Paper ID: | 4443 |
---|---|

Title: | A Structured Prediction Approach for Generalization in Cooperative Multi-Agent Reinforcement Learning |

The approach works for cases where a given agent-task pairing defines a fixed policy, so it's hierarchical in nature. It formulates planning as an agent-task constrained matching problem with singleton and pairwise terms, optimized by a constrained LP or QP. The formulation is scalable (polynomial in nature) and generalizes to larger variants of the scene. The novelty: -- The pairwise agent-task formulation is similar to [22], but focused on agent-task matching in the policy network. 2 different score schemes (Direct and PEM), the latter of which somewhat novel. -- The idea that through structured matching, training from smaller tasks, generalizes to larger tasks and evidence to this effect. -- Experimental results demonstrating intuitive results, that for matching problems QUAD+simpler DM or LP+simpler DM features are superior to PEM features. PEM has higher expressivity, but does not learn as well and does not generalize as well. Rather compelling videos of the resulting strategies are shared in complementary material. The paper is clear, all details are described and code is shared. It would help a bit to elaborate on why exactly AMAX-Pem and Quad-PEM did not converge. Is that a result of the optimization or the model collapsing, or both?

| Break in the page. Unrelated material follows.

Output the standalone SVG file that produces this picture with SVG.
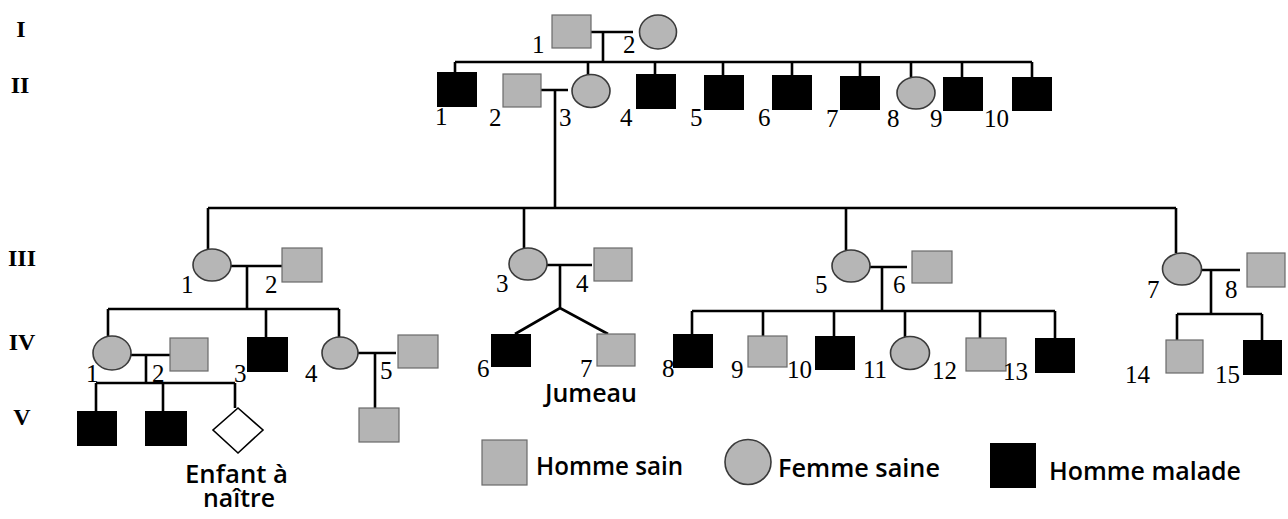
<svg xmlns="http://www.w3.org/2000/svg" width="1288" height="519" viewBox="0 0 1288 519">
<style>
.bg{fill:#ffffff}
.aff{fill:#000000}
.sain{fill:#b4b4b4;stroke:#6a6a6a;stroke-width:1.2}
.fem{fill:#b6b6b6;stroke:#3a3a3a;stroke-width:1.6}
.unk{fill:#ffffff;stroke:#000000;stroke-width:1.6}
.ln{fill:none;stroke:#000000;stroke-width:2.6;stroke-linejoin:miter}
.num{font-family:"Liberation Serif","Times New Roman",serif;font-size:25px;fill:#000}
.gen{font-family:"Liberation Serif","Times New Roman",serif;font-size:24px;font-weight:bold;fill:#000;text-anchor:middle}
.lab{font-family:"Open Sans","Liberation Sans",sans-serif;font-size:25px;font-weight:600;fill:#000}
</style>
<rect class="bg" x="0" y="0" width="1288" height="519"/>

<g id="generations">
<text class="gen" x="21" y="37">I</text>
<text class="gen" x="20" y="93">II</text>
<text class="gen" x="22" y="266">III</text>
<text class="gen" x="22" y="350">IV</text>
<text class="gen" x="22" y="425">V</text>
</g>

<g id="connectors">
<path class="ln" d="M591 32 H633 M603 32 V62"/>
<path class="ln" d="M455 62 H1032 M455 62 V72 M588 62 V75 M655 62 V74 M723 62 V75 M792 62 V75 M860 62 V76 M911 62 V77 M962 62 V77 M1032 62 V77"/>
<path class="ln" d="M541 90 H568 M555 90 V208"/>
<path class="ln" d="M208 208 H1176 M208 208 V249 M524 208 V248 M846 208 V250 M1176 208 V253"/>
<path class="ln" d="M231 266 H282 M247 266 V309"/>
<path class="ln" d="M108 309 H339 M108 309 V337 M266 309 V337 M339 309 V337"/>
<path class="ln" d="M547 265 H592 M560 265 V308 M515 334 L560 308 L608 334"/>
<path class="ln" d="M870 267 H907 M882 267 V311"/>
<path class="ln" d="M692 311 H1055 M692 311 V334 M763 311 V336 M834 311 V336 M905 311 V337 M980 311 V338 M1055 311 V338"/>
<path class="ln" d="M1200 270 H1240 M1211 270 V314"/>
<path class="ln" d="M1177 314 H1262 M1177 314 V340 M1262 314 V340"/>
<path class="ln" d="M130 355 H170 M146 355 V383"/>
<path class="ln" d="M96 383 H235 M96 383 V411 M163 383 V411 M235 383 V408"/>
<path class="ln" d="M358 353 H396 M375 353 V408"/>
</g>

<g id="I-1"><rect class="sain" x="552" y="15" width="39" height="33"/><text class="num" x="532" y="53">1</text></g>
<g id="I-2"><ellipse class="fem" cx="658" cy="32" rx="18.5" ry="17"/><text class="num" x="623" y="53">2</text></g>

<g id="II-1"><rect class="aff" x="437" y="72" width="40" height="35"/><text class="num" x="435" y="125">1</text></g>
<g id="II-2"><rect class="sain" x="503" y="74" width="38" height="33"/><text class="num" x="489" y="126">2</text></g>
<g id="II-3"><ellipse class="fem" cx="591" cy="91" rx="19" ry="16.5"/><text class="num" x="559" y="126">3</text></g>
<g id="II-4"><rect class="aff" x="636" y="74" width="40" height="35"/><text class="num" x="620" y="126">4</text></g>
<g id="II-5"><rect class="aff" x="704" y="75" width="40" height="35"/><text class="num" x="690" y="126">5</text></g>
<g id="II-6"><rect class="aff" x="772" y="75" width="40" height="35"/><text class="num" x="758" y="126">6</text></g>
<g id="II-7"><rect class="aff" x="840" y="76" width="40" height="34"/><text class="num" x="826" y="127">7</text></g>
<g id="II-8"><ellipse class="fem" cx="916" cy="93" rx="19" ry="16"/><text class="num" x="887" y="127">8</text></g>
<g id="II-9"><rect class="aff" x="943" y="77" width="40" height="34"/><text class="num" x="930" y="127">9</text></g>
<g id="II-10"><rect class="aff" x="1012" y="77" width="40" height="34"/><text class="num" x="984" y="127">10</text></g>

<g id="III-1"><ellipse class="fem" cx="212" cy="265" rx="19" ry="16"/><text class="num" x="181" y="293">1</text></g>
<g id="III-2"><rect class="sain" x="282" y="248" width="40" height="34"/><text class="num" x="265" y="293">2</text></g>
<g id="III-3"><ellipse class="fem" cx="528" cy="264" rx="19" ry="16"/><text class="num" x="496" y="292">3</text></g>
<g id="III-4"><rect class="sain" x="594" y="248" width="38" height="33"/><text class="num" x="576" y="292">4</text></g>
<g id="III-5"><ellipse class="fem" cx="851" cy="266" rx="19" ry="16"/><text class="num" x="815" y="293">5</text></g>
<g id="III-6"><rect class="sain" x="912" y="251" width="40" height="32"/><text class="num" x="893" y="293">6</text></g>
<g id="III-7"><ellipse class="fem" cx="1182" cy="269" rx="19.5" ry="16"/><text class="num" x="1147" y="298">7</text></g>
<g id="III-8"><rect class="sain" x="1247" y="253" width="38" height="34"/><text class="num" x="1225" y="298">8</text></g>

<g id="IV-1"><ellipse class="fem" cx="112" cy="353" rx="19" ry="17"/><text class="num" x="86" y="382">1</text></g>
<g id="IV-2"><rect class="sain" x="170" y="338" width="38" height="33"/><text class="num" x="152" y="382">2</text></g>
<g id="IV-3"><rect class="aff" x="247" y="337" width="41" height="35"/><text class="num" x="234" y="382">3</text></g>
<g id="IV-4"><ellipse class="fem" cx="340" cy="353" rx="18" ry="16"/><text class="num" x="305" y="382">4</text></g>
<g id="IV-5"><rect class="sain" x="398" y="335" width="40" height="33"/><text class="num" x="380" y="379">5</text></g>
<g id="IV-6"><rect class="aff" x="491" y="334" width="40" height="33"/><text class="num" x="477" y="377">6</text></g>
<g id="IV-7"><rect class="sain" x="597" y="334" width="38" height="32"/><text class="num" x="580" y="377">7</text></g>
<g id="IV-8"><rect class="aff" x="673" y="334" width="40" height="34"/><text class="num" x="662" y="377">8</text></g>
<g id="IV-9"><rect class="sain" x="748" y="336" width="39" height="31"/><text class="num" x="731" y="378">9</text></g>
<g id="IV-10"><rect class="aff" x="815" y="336" width="40" height="34"/><text class="num" x="787" y="378">10</text></g>
<g id="IV-11"><ellipse class="fem" cx="910" cy="353" rx="19.5" ry="16.5"/><text class="num" x="863" y="378">11</text></g>
<g id="IV-12"><rect class="sain" x="966" y="338" width="40" height="33"/><text class="num" x="932" y="379">12</text></g>
<g id="IV-13"><rect class="aff" x="1035" y="338" width="40" height="35"/><text class="num" x="1003" y="380">13</text></g>
<g id="IV-14"><rect class="sain" x="1166" y="340" width="37" height="33"/><text class="num" x="1125" y="383">14</text></g>
<g id="IV-15"><rect class="aff" x="1243" y="340" width="39" height="35"/><text class="num" x="1215" y="383">15</text></g>
<g id="twins-label"><text class="lab" x="545" y="402" textLength="92" lengthAdjust="spacingAndGlyphs">Jumeau</text></g>

<g id="V-1"><rect class="aff" x="77" y="411" width="40" height="35"/></g>
<g id="V-2"><rect class="aff" x="145" y="411" width="42" height="35"/></g>
<g id="V-3"><polygon class="unk" points="238,408 263,430 238,453 213,430"/>
<text class="lab" x="185" y="483" textLength="103" lengthAdjust="spacingAndGlyphs">Enfant à</text>
<text class="lab" x="203" y="507" textLength="72" lengthAdjust="spacingAndGlyphs">naître</text></g>
<g id="V-4"><rect class="sain" x="359" y="408" width="40" height="34"/></g>

<g id="legend">
<rect class="sain" x="482" y="440" width="45" height="45"/>
<text class="lab" x="536" y="475" textLength="147" lengthAdjust="spacingAndGlyphs">Homme sain</text>
<ellipse class="fem" cx="748" cy="462" rx="23" ry="22.5"/>
<text class="lab" x="778" y="477" textLength="162" lengthAdjust="spacingAndGlyphs">Femme saine</text>
<rect class="aff" x="990" y="443" width="46" height="45"/>
<text class="lab" x="1049" y="480" textLength="192" lengthAdjust="spacingAndGlyphs">Homme malade</text>
</g>
</svg>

Originality: I think in the context of MAC problems the idea of learning a scoring model, and then using it as input to a quadratic or linear program to perform task assingment, may be origional. Quality: Results are adequately presented and analyzed. Clarity: The paper is fairly well written. I think enough information is provided in the paper and supplementary material to allow for reproducibility of results. Significance: The work presented is limited in scope to muti-agent collaboration (MAC) types of problems, but has some useful real world applications.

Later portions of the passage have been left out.